Nearly everyone has something to say about the topic, but there's almost no consensus.

The National Association of Realtors predicts that sales of existing homes will rise in 2008. The Mortgage Bankers Association forecasts that housing will hit bottom in the fourth quarter. Moody's Economy.com sees housing prices continuing to decline through the beginning of 2009.

But what do they know? The N.A.R. told us that the housing market hit bottom at this time last year, and we now know what happened next. Sales of existing homes were down nearly 13 percent through November. The M.B.A. predicted last December that housing would stop falling sometime around midyear 2007. And in April, Treasury Secretary Hank Paulson concluded that the housing market was "largely contained" and the market's correction was behind us.

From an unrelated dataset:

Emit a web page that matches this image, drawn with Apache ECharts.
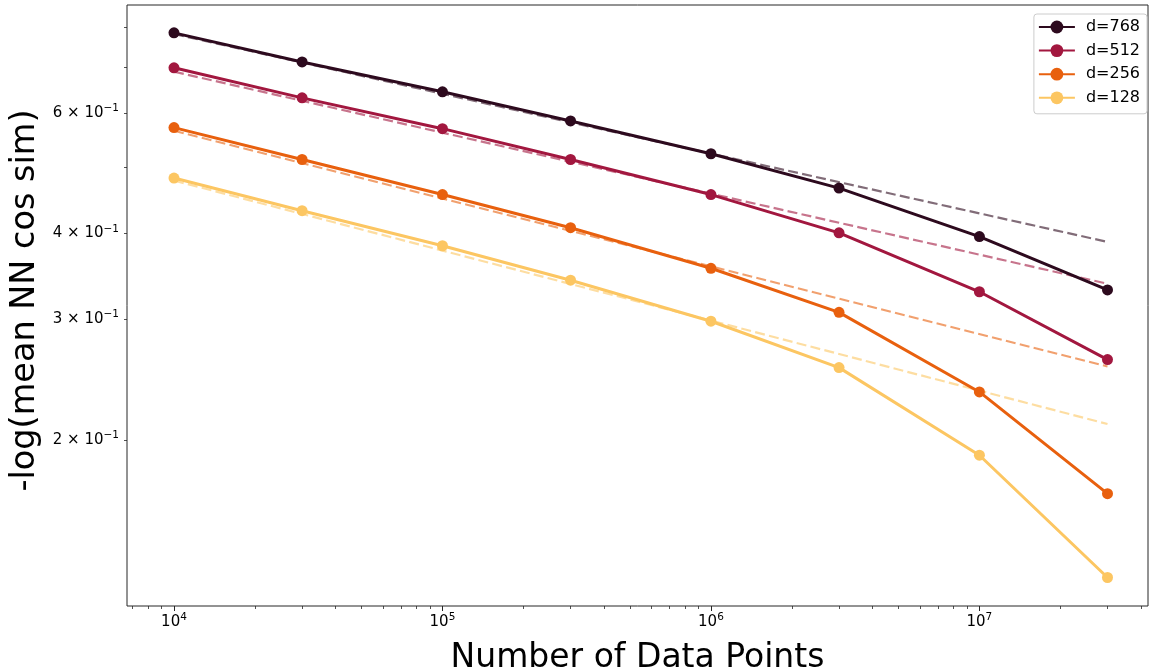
<!DOCTYPE html>
<html>
<head>
<meta charset="utf-8">
<script src="https://cdn.jsdelivr.net/npm/echarts@6/dist/echarts.min.js"></script>
<style>
html,body{margin:0;padding:0;background:#fff;}
#chart{width:1150px;height:672px;}
</style>
</head>
<body>
<div id="chart"></div>
<script>
// Data
const xValues = [1e4, 3e4, 1e5, 3e5, 1e6, 3e6, 1e7, 3e7];
const d768 = [0.785, 0.712, 0.644, 0.584, 0.523, 0.466, 0.396, 0.331];
const d512 = [0.698, 0.631, 0.569, 0.513, 0.456, 0.401, 0.329, 0.262];
const d256 = [0.571, 0.513, 0.456, 0.408, 0.356, 0.307, 0.235, 0.167];
const d128 = [0.482, 0.432, 0.384, 0.342, 0.298, 0.255, 0.190, 0.126];
// power-law fit lines (dashed), endpoints
const fitX = [1e4, 3e7];
const fit768 = [0.782, 0.389];
const fit512 = [0.689, 0.338];
const fit256 = [0.565, 0.256];
const fit128 = [0.478, 0.211];

const seriesNames = ['d=768', 'd=512', 'd=256', 'd=128'];
const colors = ['#2d0a1e', '#a2173f', '#e8600e', '#fcc662'];

// tick labels / positions
const xMajorTicks = [1e4, 1e5, 1e6, 1e7];
const xMinorTicks = [7e3, 8e3, 9e3,
  2e4, 3e4, 4e4, 5e4, 6e4, 7e4, 8e4, 9e4,
  2e5, 3e5, 4e5, 5e5, 6e5, 7e5, 8e5, 9e5,
  2e6, 3e6, 4e6, 5e6, 6e6, 7e6, 8e6, 9e6,
  2e7, 3e7, 4e7];
const yLabelTicks = [0.2, 0.3, 0.4, 0.6];
const yAllTicks = [0.2, 0.3, 0.4, 0.5, 0.6, 0.7, 0.8];

const FONT = 'DejaVu Sans';
const xMin = 6683, xMax = 4.246e7;
const yMin = 0.1145, yMax = 0.862;

function pairs(xs, ys) { return xs.map((x, i) => [x, ys[i]]); }

const solidData = [d768, d512, d256, d128];
const fitData = [fit768, fit512, fit256, fit128];

const series = [];
fitData.forEach((f, i) => {
  series.push({
    type: 'line',
    data: pairs(fitX, f),
    symbol: 'none',
    silent: true,
    z: 2,
    lineStyle: { color: colors[i], width: 2.2, type: [10, 4.3], opacity: 0.6 },
    itemStyle: { color: colors[i] }
  });
});
solidData.forEach((d, i) => {
  series.push({
    name: seriesNames[i],
    type: 'line',
    data: pairs(xValues, d),
    symbol: 'circle',
    symbolSize: 11,
    z: 3,
    lineStyle: { color: colors[i], width: 3 },
    itemStyle: { color: colors[i] }
  });
});

const chart = echarts.init(document.getElementById('chart'), null, { renderer: 'canvas' });
chart.setOption({
  animation: false,
  backgroundColor: '#fff',
  grid: {
    left: 127, right: 2, top: 5, bottom: 66,
    containLabel: false,
    outerBoundsMode: 'none',
    show: true, borderColor: '#262626', borderWidth: 1, backgroundColor: 'transparent'
  },
  legend: {
    data: seriesNames,
    orient: 'vertical',
    right: 3, top: 14,
    itemWidth: 36, itemHeight: 16, itemGap: 7.6,
    padding: [5, 7, 8, 4],
    borderColor: '#cccccc', borderWidth: 1, borderRadius: 3,
    backgroundColor: 'rgba(255,255,255,0.8)',
    textStyle: { fontFamily: FONT, fontSize: 16, color: '#000', padding: [0, 0, 0, 6] }
  },
  xAxis: [{
    type: 'log', logBase: 10, min: xMin, max: xMax,
    name: 'Number of Data Points', nameLocation: 'middle', nameGap: 36,
    nameTextStyle: { fontFamily: FONT, fontSize: 33, color: '#000' },
    axisLine: { show: false },
    splitLine: { show: false },
    axisTick: { show: true, customValues: xMajorTicks, length: 5, lineStyle: { color: '#262626', width: 1 } },
    axisLabel: {
      show: true, customValues: xMajorTicks, margin: 6,
      formatter: v => '{b|10}{sup|' + Math.round(Math.log10(v)) + '}',
      rich: {
        b: { fontFamily: FONT, fontSize: 15, color: '#000', lineHeight: 20 },
        sup: { fontFamily: FONT, fontSize: 10.5, color: '#000', lineHeight: 13, verticalAlign: 'top' }
      }
    }
  }, {
    type: 'log', logBase: 10, min: xMin, max: xMax, position: 'bottom',
    axisLine: { show: false },
    splitLine: { show: false },
    axisTick: { show: true, customValues: xMinorTicks, length: 3, lineStyle: { color: '#262626', width: 0.8 } },
    axisLabel: { show: false }
  }],
  yAxis: {
    type: 'log', logBase: 10, min: yMin, max: yMax,
    name: '-log(mean NN cos sim)', nameLocation: 'middle', nameGap: 79,
    nameTextStyle: { fontFamily: FONT, fontSize: 33.5, color: '#000', padding: [0, 0, 0, 10] },
    axisLine: { show: false },
    splitLine: { show: false },
    axisTick: { show: true, customValues: yAllTicks, length: 3, lineStyle: { color: '#262626', width: 0.8 } },
    axisLabel: {
      show: true, customValues: yLabelTicks, margin: 8,
      formatter: v => '{b|' + Math.round(v * 10) + ' × 10}{sup|−1}',
      rich: {
        b: { fontFamily: FONT, fontSize: 15, color: '#000', lineHeight: 20 },
        sup: { fontFamily: FONT, fontSize: 10.5, color: '#000', lineHeight: 13, verticalAlign: 'top' }
      }
    }
  },
  series: series
});
</script>
</body>
</html>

The good news about making predictions, economic or otherwise, is that you can always revise them when things don't turn out the way you expected. Perhaps Ed Lazear, a top White House economic adviser, put it best when he recently lowered his economic outlook based on a more protracted housing market: "There are some exceptions, but for the most part, our revisions are in line with other people's revisions as well, so I wouldn't point to any one specific factor. It's simply that the housing market decline has been more significant than we expected." Simple.

Of course, the capital markets were supposed to see into the housing crystal ball for us when the Chicago Mercantile Exchange started trading housing and futures and options nearly two years ago. But that hasn't quite panned out the way everyone predicted, either.

In May of 2006, the C.M.E. started a futures and options market based on the S&P/Case-Shiller Home Price Indices. It lets investors dabble in the housing market without actually buying real estate—either investing in hot real estate spots or hedging against their own homes in a down market.